Foreign flick fascinates

In Götz Spielmann's romantic thriller, ""Revanche,"" revenge is a dish best cooled by hot sex, incessant wood chopping and soul searching. Screened at the Wisconsin Film Festival this weekend and nominated for Best Foreign Film at this year's Academy Awards, ""Revanche"" is like a knotted piece of wood, entangling its characters and crisscrossing themes—from revenge and faith, to guilt and uncertainty—while presenting a nearly impenetrable sense of morality.  

 

""Revanche"" begins with a split focus, paralleling the relationships of Alex (Johannes Krisch) and Tamara (Irina Potapenko)—a soft-hearted ex-con and a Ukrainian prostitute who works at ""the Cinderella,"" a Viennese brothel—and Robert (Andreas Lust) and Susanne (Ursula Strauss)—a police officer and his wife who has recently miscarried.  

 

When Alex and Tamara skip town and head for the country, Alex decides to start their new life with a bank heist.
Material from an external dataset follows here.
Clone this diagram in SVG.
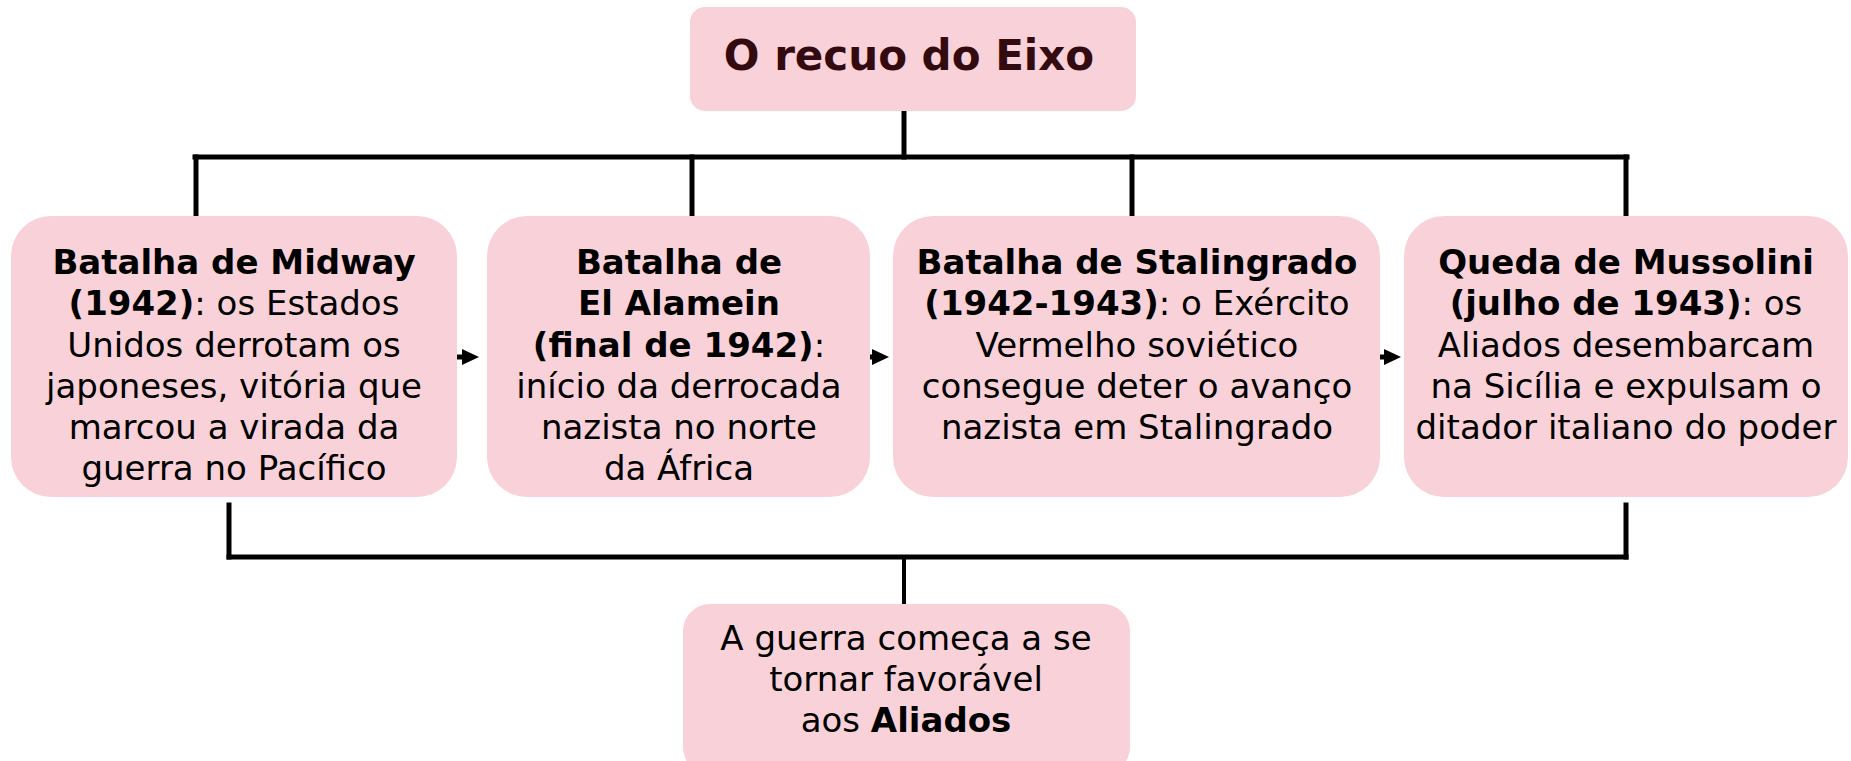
<svg xmlns="http://www.w3.org/2000/svg" width="1851" height="761" viewBox="0 0 1851 761">
<style>
.box{fill:#f9d1d8;}
.t{font-family:"DejaVu Sans","Verdana",sans-serif;font-size:34px;fill:#000;text-anchor:middle;}
.b{font-weight:bold;}
.title{font-family:"DejaVu Sans","Verdana",sans-serif;font-size:42px;font-weight:bold;fill:#330a10;text-anchor:middle;}
.ln{stroke:#000;stroke-width:5;fill:none;stroke-linecap:square;}
.ah{fill:#000;}
</style>
<rect width="1851" height="761" fill="#fff"/>
<g id="connectors">
  <line class="ln" x1="904" y1="113" x2="904" y2="157"/>
  <line class="ln" x1="195" y1="157" x2="1627" y2="157"/>
  <line class="ln" x1="196" y1="157" x2="196" y2="214"/>
  <line class="ln" x1="692" y1="157" x2="692" y2="214"/>
  <line class="ln" x1="1132" y1="157" x2="1132" y2="214"/>
  <line class="ln" x1="1626" y1="157" x2="1626" y2="214"/>
  <line class="ln" x1="229" y1="505" x2="229" y2="557"/>
  <line class="ln" x1="1626" y1="505" x2="1626" y2="557"/>
  <line class="ln" x1="229" y1="557" x2="1626" y2="557"/>
  <line class="ln" x1="904" y1="557" x2="904" y2="602" style="stroke-width:4"/>
  <line class="ln" x1="457" y1="357" x2="464" y2="357" style="stroke-linecap:butt"/>
  <polygon class="ah" points="462,349 479,357 462,365"/>
  <line class="ln" x1="870" y1="357" x2="874" y2="357" style="stroke-linecap:butt"/>
  <polygon class="ah" points="872,349 889,357 872,365"/>
  <line class="ln" x1="1380" y1="357" x2="1386" y2="357" style="stroke-linecap:butt"/>
  <polygon class="ah" points="1384,349 1401,357 1384,365"/>
</g>
<g id="title">
  <rect class="box" x="690" y="7" width="446" height="104" rx="15"/>
  <text class="title" x="909" y="70">O recuo do Eixo</text>
</g>
<g id="midway">
  <rect class="box" x="11" y="216" width="446" height="281" rx="40"/>
  <text class="t" x="234" y="274"><tspan class="b">Batalha de Midway</tspan></text>
  <text class="t" x="234" y="315"><tspan class="b">(1942)</tspan>: os Estados</text>
  <text class="t" x="234" y="357">Unidos derrotam os</text>
  <text class="t" x="234" y="398">japoneses, vitória que</text>
  <text class="t" x="234" y="439">marcou a virada da</text>
  <text class="t" x="234" y="480">guerra no Pacífico</text>
</g>
<g id="alamein">
  <rect class="box" x="487" y="216" width="383" height="281" rx="40"/>
  <text class="t" x="679" y="274"><tspan class="b">Batalha de</tspan></text>
  <text class="t" x="679" y="315"><tspan class="b">El Alamein</tspan></text>
  <text class="t" x="679" y="357"><tspan class="b">(final de 1942)</tspan>:</text>
  <text class="t" x="679" y="398">início da derrocada</text>
  <text class="t" x="679" y="439">nazista no norte</text>
  <text class="t" x="679" y="480">da África</text>
</g>
<g id="stalingrado">
  <rect class="box" x="893" y="216" width="487" height="281" rx="40"/>
  <text class="t" x="1137" y="274"><tspan class="b">Batalha de Stalingrado</tspan></text>
  <text class="t" x="1137" y="315"><tspan class="b">(1942-1943)</tspan>: o Exército</text>
  <text class="t" x="1137" y="357">Vermelho soviético</text>
  <text class="t" x="1137" y="398">consegue deter o avanço</text>
  <text class="t" x="1137" y="439">nazista em Stalingrado</text>
</g>
<g id="mussolini">
  <rect class="box" x="1404" y="216" width="444" height="281" rx="40"/>
  <text class="t" x="1626" y="274"><tspan class="b">Queda de Mussolini</tspan></text>
  <text class="t" x="1626" y="315"><tspan class="b">(julho de 1943)</tspan>: os</text>
  <text class="t" x="1626" y="357">Aliados desembarcam</text>
  <text class="t" x="1626" y="398">na Sicília e expulsam o</text>
  <text class="t" x="1626" y="439">ditador italiano do poder</text>
</g>
<g id="resultado">
  <rect class="box" x="683" y="604" width="447" height="170" rx="27"/>
  <text class="t" x="906" y="650">A guerra começa a se</text>
  <text class="t" x="906" y="691">tornar favorável</text>
  <text class="t" x="906" y="732">aos <tspan class="b">Aliados</tspan></text>
</g>
</svg>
After all, he tells Tamara while parked near the bank, ""nothing can go wrong.""  

 

Sure enough, the robbery goes off without a hitch and Alex returns to the car within minutes only to find Robert, the aforementioned police officer, questioning Tamara about her lack of a passport. Charging in with his unloaded gun, Alex surprises Robert, forces him to lie down, and is well down the street before Robert can get up to shoot, missing the tires. Alex's relief is cut short, however, when he realizes a stray bullet has fatally wounded Tamara. In numbed shock, Alex abandons Tamara and the car in the forest, stumbling toward his father's house in the country.  

 

Robert is psychologically shattered when he discovers his lethal misfire, and his gradual unraveling eats away at his already emaciated marriage. Susanne, racked by Robert's agonizing stress, starts to increase her visits to Hausner, an accordion-playing old man she sometimes keeps company. Well, wouldn't you know it? He happens to be Alex's father.  

 

Avoiding over-simplification, the film brilliantly parallels each of the three characters' complex reactions to the accident, with Susanne acting as the link between Robert and Alex. In one interesting contrast, Alex summons vengeance by constantly looking at a glamour photo of Tamara, tacked to his bedroom wall, while a guilt-stricken Robert is haunted by a similar headshot of a dead Tamara, which he carries with him everywhere.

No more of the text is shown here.